沈景之的声音柔和了几分:“我们虽是各取所需,但我也不是不讲道理的人,更不是只会享乐的残暴分子,以后有不舒服,要说。”
“我知道了。”季暖抬眸看他一眼,眼睛扑闪扑闪的。
她是真的单纯又乖巧,都受伤了还想着要满足他的需求,他与她计较做什么。
沈景之的火气不知不觉就消了下去。
“睡吧。”
折腾大半夜,他也就在这比五星级酒店还贵的病房里对付一晚了。
季暖的伤没有伤到骨头,但有伤到小腿的筋,早上起来,并没有好一些。
她反而站不起来了。
双脚一落地,两条腿都疼得厉害,根本控制不住,人哀叫着就往地上倒。
沈景之脸色难看地又叫了专医来。
不过这次只来一位,就昨天给她把脉的,看名牌,还是专家主任。
专家说这是正常现象,需要时间恢复,给开了些抹的药水,还有贴的膏药。
当即给她贴了两张。
额头上的擦伤沈景之比较重视,问会不会留疤之类的,拿了一堆药,吃的抹的都有。
昨晚在意的都是大毛病,今天才扣小细节。
季暖想,沈景之应该在意的是留疤不好看,不想面对丑人吧。
看着专家主任为她忙前忙后,季暖心里酸涩得厉害。
如果她有能力将爸妈转院到这里来,他们能得到更好的治疗,也能更快好起来吧?
妈妈腿部的后遗症,也会有希望解决的吧?
可是沈景之刚才签单的时候,她看见了。
那费用,是她承担不起的。
季暖走不了路,沈景之抱她下楼放进车后排,今天是林胜开车。
回程途中,沈景之突然问:
“有人照顾你吗?”
季暖惊讶,他要照顾她?
沈景之当她的反应是没有,想了想,说道:“锦泰苑那里一直有钟点工,我让她做几天长期的,照顾你。”
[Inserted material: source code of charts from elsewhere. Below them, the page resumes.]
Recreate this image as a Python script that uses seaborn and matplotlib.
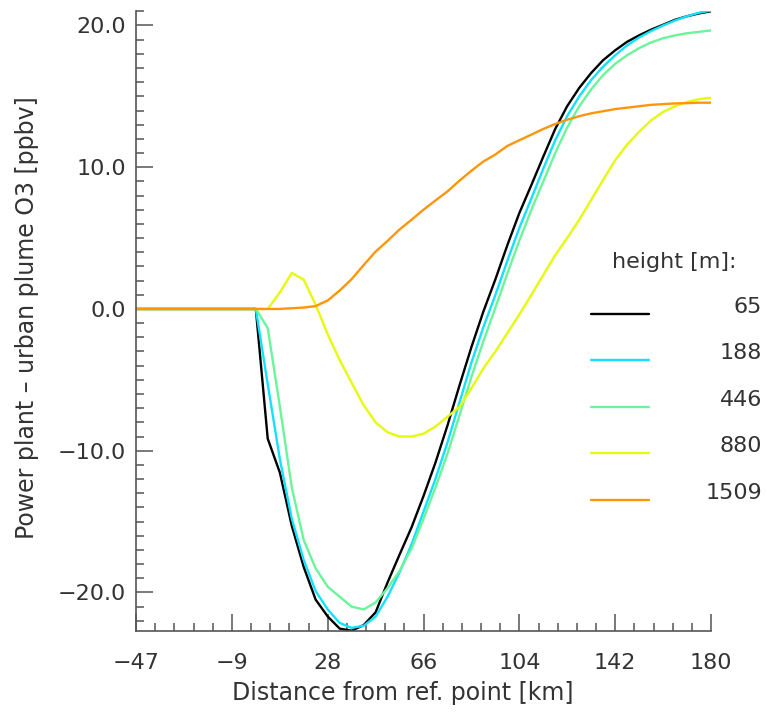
import numpy as np
import pandas as pd
import matplotlib
matplotlib.use("Agg")
import matplotlib.pyplot as plt
from matplotlib.lines import Line2D
from matplotlib.ticker import FixedLocator
import seaborn as sns

# ---------------- data ----------------
distance = [-47.0, -42.3, -37.5, -32.8, -28.1, -23.4, -18.6, -13.9, -9.2, -4.4,
            0.3, 5.0, 9.8, 14.5, 19.2, 23.9, 28.7, 33.4, 38.1, 42.9,
            47.6, 52.3, 57.0, 61.8, 66.5, 71.2, 76.0, 80.7, 85.4, 90.1,
            94.9, 99.6, 104.3, 109.1, 113.8, 118.5, 123.2, 128.0, 132.7, 137.4,
            142.2, 146.9, 151.6, 156.3, 161.1, 165.8, 170.5, 175.3, 180.0]

zeros10 = [0.0] * 10

o3_65 = zeros10 + [0.0, -9.15, -11.55, -15.3, -18.2, -20.5, -21.7, -22.55, -22.7, -22.3,
                   -21.4, -19.3, -17.35, -15.4, -13.2, -10.85, -8.2, -5.4, -2.7, -0.2,
                   2.1, 4.5, 6.75, 8.75, 10.75, 12.7, 14.3, 15.6, 16.65, 17.55,
                   18.25, 18.85, 19.3, 19.7, 20.05, 20.4, 20.65, 20.85, 21.0]
o3_188 = zeros10 + [0.0, -5.3, -10.6, -14.8, -17.7, -19.9, -21.2, -22.15, -22.5, -22.35,
                    -21.7, -20.3, -18.6, -16.6, -14.3, -12.0, -9.4, -6.6, -3.8, -1.3,
                    1.0, 3.4, 5.7, 7.8, 9.9, 11.9, 13.6, 15.0, 16.15, 17.1,
                    17.9, 18.6, 19.15, 19.6, 20.0, 20.35, 20.65, 20.9, 21.05]
o3_446 = zeros10 + [0.0, -1.35, -6.9, -12.6, -16.3, -18.3, -19.6, -20.3, -21.0, -21.2,
                    -20.7, -19.7, -18.5, -16.9, -14.8, -12.6, -10.2, -7.5, -4.8, -2.3,
                    0.1, 2.5, 4.8, 7.0, 9.0, 11.0, 12.8, 14.3, 15.5, 16.5,
                    17.3, 17.9, 18.4, 18.8, 19.1, 19.3, 19.45, 19.55, 19.65]
o3_880 = zeros10 + [0.0, 0.0, 1.17, 2.54, 2.07, 0.3, -1.8, -3.6, -5.2, -6.8,
                    -8.0, -8.7, -9.0, -9.0, -8.8, -8.3, -7.6, -6.9, -5.6, -4.2,
                    -3.0, -1.7, -0.4, 1.0, 2.4, 3.8, 5.0, 6.3, 7.7, 9.1,
                    10.5, 11.6, 12.5, 13.3, 13.9, 14.3, 14.6, 14.8, 14.9]
o3_1509 = zeros10 + [0.0, 0.0, 0.0, 0.05, 0.1, 0.2, 0.6, 1.3, 2.1, 3.1,
                     4.05, 4.8, 5.6, 6.3, 7.0, 7.65, 8.3, 9.05, 9.75, 10.4,
                     10.9, 11.5, 11.9, 12.3, 12.7, 13.05, 13.35, 13.6, 13.8, 13.95,
                     14.1, 14.2, 14.3, 14.4, 14.45, 14.5, 14.52, 14.55, 14.55]

heights = ["65", "188", "446", "880", "1509"]
series = [o3_65, o3_188, o3_446, o3_880, o3_1509]
colors = ["#000000", "#12e1ff", "#6af59a", "#e6fa0a", "#ff960a"]

xtick_labels = ["\u221247", "\u22129", "28", "66", "104", "142", "180"]
ytick_values = [-20.0, -10.0, 0.0, 10.0, 20.0]
ytick_labels = ["\u221220.0", "\u221210.0", "0.0", "10.0", "20.0"]

x_min, x_max = -47.0, 180.0
y_min, y_max = -22.72, 21.02

df = pd.concat(
    [pd.DataFrame({"distance": distance, "o3": s, "height": h}) for h, s in zip(heights, series)],
    ignore_index=True,
)

# ---------------- style ----------------
sns.set_style("white")
plt.rcParams["font.family"] = ["DejaVu Sans"]
text_color = "#333333"
axis_color = "#555555"

W, H = 767, 717
fig = plt.figure(figsize=(W / 100, H / 100), dpi=100)
ax = fig.add_axes([136 / W, 1 - 631 / H, 575 / W, 620 / H])

sns.lineplot(data=df, x="distance", y="o3", hue="height", hue_order=heights,
             palette=dict(zip(heights, colors)), legend=False, estimator=None,
             sort=False, linewidth=1.7, ax=ax)

ax.set_xlim(x_min, x_max)
ax.set_ylim(y_min, y_max)
ax.set_xlabel("")
ax.set_ylabel("")

for side in ["top", "right"]:
    ax.spines[side].set_visible(False)
for side in ["left", "bottom"]:
    ax.spines[side].set_color(axis_color)
    ax.spines[side].set_linewidth(1.2)

xmaj = np.linspace(x_min, x_max, 7)
ax.set_xticks(xmaj)
ax.set_xticklabels(xtick_labels)
ax.xaxis.set_minor_locator(FixedLocator(np.linspace(x_min, x_max, 31)))
ax.set_yticks(ytick_values)
ax.set_yticklabels(ytick_labels)
ax.yaxis.set_minor_locator(FixedLocator(np.arange(-22, 22, 1.0)))

ax.tick_params(which="both", bottom=True, left=True, top=False, right=False)
ax.tick_params(which="major", direction="in", length=12, width=1.1, color=axis_color,
               labelsize=16, labelcolor=text_color)
ax.tick_params(which="minor", direction="in", length=6, width=1.1, color=axis_color)
ax.tick_params(axis="x", which="major", pad=16)
ax.tick_params(axis="y", which="major", pad=7)
ax.grid(False)

# axis titles
fig.text(27 / W, 1 - 318 / H, "Power plant \u2013 urban plume O3 [ppbv]", rotation=90,
         ha="center", va="center", fontsize=17, color=text_color)
fig.text(403 / W, 1 - 693 / H, "Distance from ref. point [km]",
         ha="center", va="center", fontsize=17, color=text_color)

# legend
fig.text(674 / W, 1 - 262 / H, "height [m]:", ha="center", va="center",
         fontsize=16, color=text_color)
for i, (h, c) in enumerate(zip(heights, colors)):
    yl = 314 + 46.4 * i
    fig.add_artist(Line2D([591 / W, 649 / W], [1 - yl / H, 1 - yl / H],
                          transform=fig.transFigure, color=c, linewidth=1.7))
    fig.text(762 / W, 1 - (yl - 7) / H, h, ha="right", va="center",
             fontsize=16, color=text_color)

fig.savefig("out.png", dpi=100)
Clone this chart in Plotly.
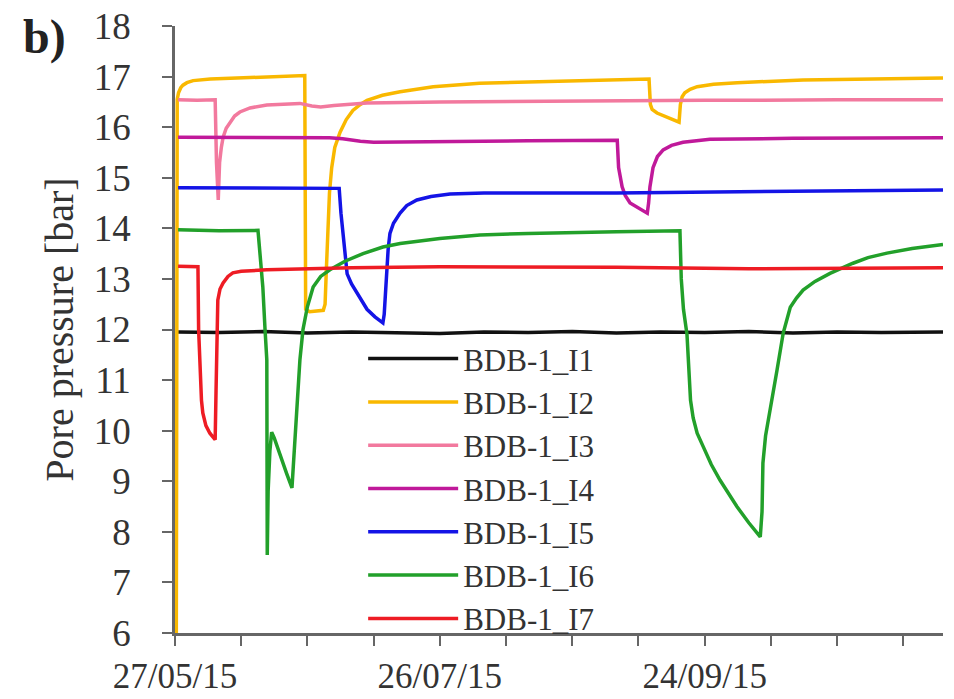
import pandas as pd
import plotly.graph_objects as go

START = "2015-05-27"
NAMES = ["BDB-1_I1", "BDB-1_I2", "BDB-1_I3", "BDB-1_I4", "BDB-1_I5", "BDB-1_I6", "BDB-1_I7"]
COLORS = ["#111111", "#F9B800", "#F2799E", "#C0199A", "#1414E6", "#22A02A", "#EE1C24"]

# days since 27/05/15 and pore pressure [bar]
i1_days = [0.7, 10, 20, 30, 40, 50, 60, 70, 80, 90, 100, 110, 120, 130, 140, 150, 160, 174]
i1_vals = [11.95, 11.94, 11.96, 11.93, 11.95, 11.94, 11.92, 11.95, 11.94, 11.96, 11.93, 11.95,
           11.94, 11.96, 11.93, 11.95, 11.94, 11.95]

i2_days = [0.3, 0.5, 0.8, 1.3, 1.8, 2.7, 4.1, 8, 17, 25, 29.4, 29.6, 30.5, 33.6, 34.0, 34.3, 34.6,
           35.0, 35.5, 36.2, 37.4, 38.8, 40.3, 42, 43.5, 47, 51, 58.5, 69, 89.5, 107.4, 107.7,
           108.1, 109.2, 114.2, 114.5, 114.9, 115.5, 116.7, 118.3, 122, 127.4, 142.3, 174]
i2_vals = [6.0, 16.55, 16.68, 16.78, 16.83, 16.88, 16.92, 16.95, 16.98, 17.0, 17.02, 12.4, 12.35,
           12.38, 12.5, 13.2, 14.0, 14.7, 15.2, 15.6, 15.9, 16.15, 16.33, 16.45, 16.53, 16.63,
           16.7, 16.8, 16.87, 16.92, 16.95, 16.45, 16.35, 16.28, 16.1, 16.45, 16.6, 16.68, 16.75,
           16.8, 16.85, 16.88, 16.93, 16.97]

i3_days = [0.7, 5, 9.1, 9.4, 9.8, 10.1, 10.5, 10.9, 11.6, 12.5, 13.5, 14.7, 17, 20.8, 28.3, 31,
           33, 36, 43.5, 60, 90, 120, 150, 174]
i3_vals = [16.54, 16.53, 16.54, 15.3, 14.56, 15.3, 15.6, 15.8, 15.98, 16.1, 16.22, 16.3, 16.38,
           16.44, 16.47, 16.42, 16.4, 16.43, 16.48, 16.5, 16.52, 16.53, 16.54, 16.54]

i4_days = [0.7, 20, 35, 38, 42, 45, 60, 80, 100.2, 100.5, 101.3, 102, 103.1, 105, 107.0, 107.3,
           107.6, 108.3, 109.3, 110.6, 112.5, 115.1, 121.2, 140, 174]
i4_vals = [15.8, 15.8, 15.79, 15.77, 15.72, 15.7, 15.72, 15.73, 15.74, 15.2, 14.82, 14.65, 14.5,
           14.4, 14.3, 14.5, 14.82, 15.2, 15.42, 15.55, 15.64, 15.7, 15.76, 15.78, 15.79]

i5_days = [0.7, 20, 37.2, 37.6, 38.1, 38.6, 39.0, 40, 41.2, 42.3, 43.5, 45.3, 47.1, 47.4, 47.8,
           48.3, 48.7, 49.5, 51.0, 52.5, 54.8, 58, 62.3, 70, 100, 120, 150, 174]
i5_vals = [14.8, 14.8, 14.79, 14.3, 13.9, 13.4, 13.1, 12.9, 12.72, 12.55, 12.4, 12.25, 12.13,
           12.3, 13.0, 13.6, 13.9, 14.1, 14.3, 14.45, 14.56, 14.63, 14.68, 14.7, 14.7, 14.72,
           14.74, 14.76]

i6_days = [0.7, 10, 18.8, 19.3, 19.9, 20.4, 20.8, 20.9, 21.1, 21.5, 21.9, 22.5, 24, 25.3, 26.5,
           26.8, 27.2, 27.6, 28.3, 29.0, 30, 31.3, 33, 35.1, 38.5, 42.6, 47.1, 51, 60, 69.1, 80,
           100, 114.2, 114.4, 114.7, 115.2, 116.0, 116.4, 116.8, 117.4, 118.3, 119.7, 121.5,
           123.5, 125.5, 127.3, 130, 132.6, 133.0, 133.2, 133.8, 134.8, 135.6, 136.4, 137.8,
           139.4, 140.8, 142.3, 145, 148.4, 153.6, 157, 161.3, 167, 174]
i6_vals = [13.97, 13.95, 13.96, 13.4, 12.84, 12.0, 11.4, 7.54, 8.8, 9.6, 9.97, 9.85, 9.45, 9.15,
           8.87, 9.3, 10.0, 10.6, 11.4, 12.0, 12.45, 12.84, 13.05, 13.18, 13.35, 13.5, 13.63,
           13.7, 13.8, 13.87, 13.9, 13.93, 13.95, 13.95, 13.0, 12.4, 11.9, 11.1, 10.6, 10.25,
           9.95, 9.68, 9.33, 9.02, 8.75, 8.5, 8.18, 7.9, 8.4, 9.36, 9.9, 10.35, 10.8, 11.2, 11.93,
           12.44, 12.62, 12.78, 12.95, 13.11, 13.31, 13.42, 13.51, 13.6, 13.68]

i7_days = [0.7, 5.2, 5.35, 5.7, 6.0, 6.3, 7.0, 7.9, 9.1, 9.3, 9.5, 9.7, 10.2, 10.9, 12, 13.1, 15,
           20.8, 40, 60, 100, 130, 174]
i7_vals = [13.25, 13.24, 12.0, 11.0, 10.6, 10.35, 10.1, 9.95, 9.82, 10.8, 12.0, 12.58, 12.8,
           12.92, 13.05, 13.12, 13.15, 13.18, 13.22, 13.24, 13.23, 13.2, 13.22]

SERIES = [(i1_days, i1_vals), (i2_days, i2_vals), (i3_days, i3_vals), (i4_days, i4_vals),
          (i5_days, i5_vals), (i6_days, i6_vals), (i7_days, i7_vals)]

t0 = pd.Timestamp(START)
DAY_MS = 86400000
FONT = "Liberation Serif"
TXT = "#333333"

fig = go.Figure()
for name, color, (d, v) in zip(NAMES, COLORS, SERIES):
    x = [t0 + pd.Timedelta(days=k) for k in d]
    fig.add_trace(go.Scatter(x=x, y=v, mode="lines", name=name,
                             line=dict(color=color, width=3.5)))

axis_common = dict(showline=True, linecolor="#666666", linewidth=2.5, ticks="outside",
                   tickcolor="#666666", tickwidth=2, ticklen=10, showgrid=False, zeroline=False,
                   automargin=False)

fig.update_xaxes(type="date", range=[t0, t0 + pd.Timedelta(days=174)],
                 tick0=START, dtick=60 * DAY_MS, tickformat="%d/%m/%y",
                 minor=dict(ticks="outside", tick0=START, dtick=15 * DAY_MS, ticklen=10,
                            tickcolor="#666666", tickwidth=2, showgrid=False),
                 ticklabelstandoff=0,
                 tickfont=dict(family=FONT, size=35, color=TXT), **axis_common)
fig.update_yaxes(range=[6, 18], dtick=1, ticklabelstandoff=24,
                 tickfont=dict(family=FONT, size=37, color=TXT),
                 title=dict(text="Pore pressure [bar]", standoff=8,
                            font=dict(family=FONT, size=40, color=TXT)),
                 **axis_common)

fig.add_annotation(text="<b>b)</b>", xref="paper", yref="paper", x=-0.2, y=0.982,
                   xanchor="left", yanchor="middle", showarrow=False,
                   font=dict(family=FONT, size=48, color="#222222"))

fig.update_layout(
    width=954, height=699,
    margin=dict(l=175, r=11, t=26, b=66),
    paper_bgcolor="white", plot_bgcolor="white",
    font=dict(family=FONT, color=TXT),
    legend=dict(x=0.245, y=0.496, xanchor="left", yanchor="top", bgcolor="rgba(0,0,0,0)",
                font=dict(family=FONT, size=31, color=TXT), itemwidth=90),
    showlegend=True,
)

fig.write_html("out.html")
这样就太好了,她原打算躺两天,看看能不能下地走路呢。
沈景之可真是个好人。
季暖扬起笑脸,真诚道谢:“谢谢,真的太感谢您了!”
那样的笑容又来了。
干净,纯粹。
只是额头上的伤太过影响美感。
“丑死了。”沈景之嘀咕。
男人的声音不算大,但车内狭小的空间足够季暖听清。
她的笑容一滞,伸手捂住了额头。
他果然是在意颜值的。
回到锦泰苑的时候,钟点工来了多时,房间已整理好,昨晚染血床单什么的都换了。
很有职业素养,刚收拾完那么令人惊悚的场景,在看到他们时,居然面不改色的,一丝好奇探究都没有。
也不多话,端出准备好的水果,便回了自己的佣人房。
不久后,有人送来轮椅,季暖觉得过于夸张,她只是伤到筋,哪里用得着轮椅。
但试了一下后,她不得不承认,确实很方便。
沈景之瞧向穿着他家居服,一脸欣喜,玩乐似的操纵轮椅在房间转来转去的少女。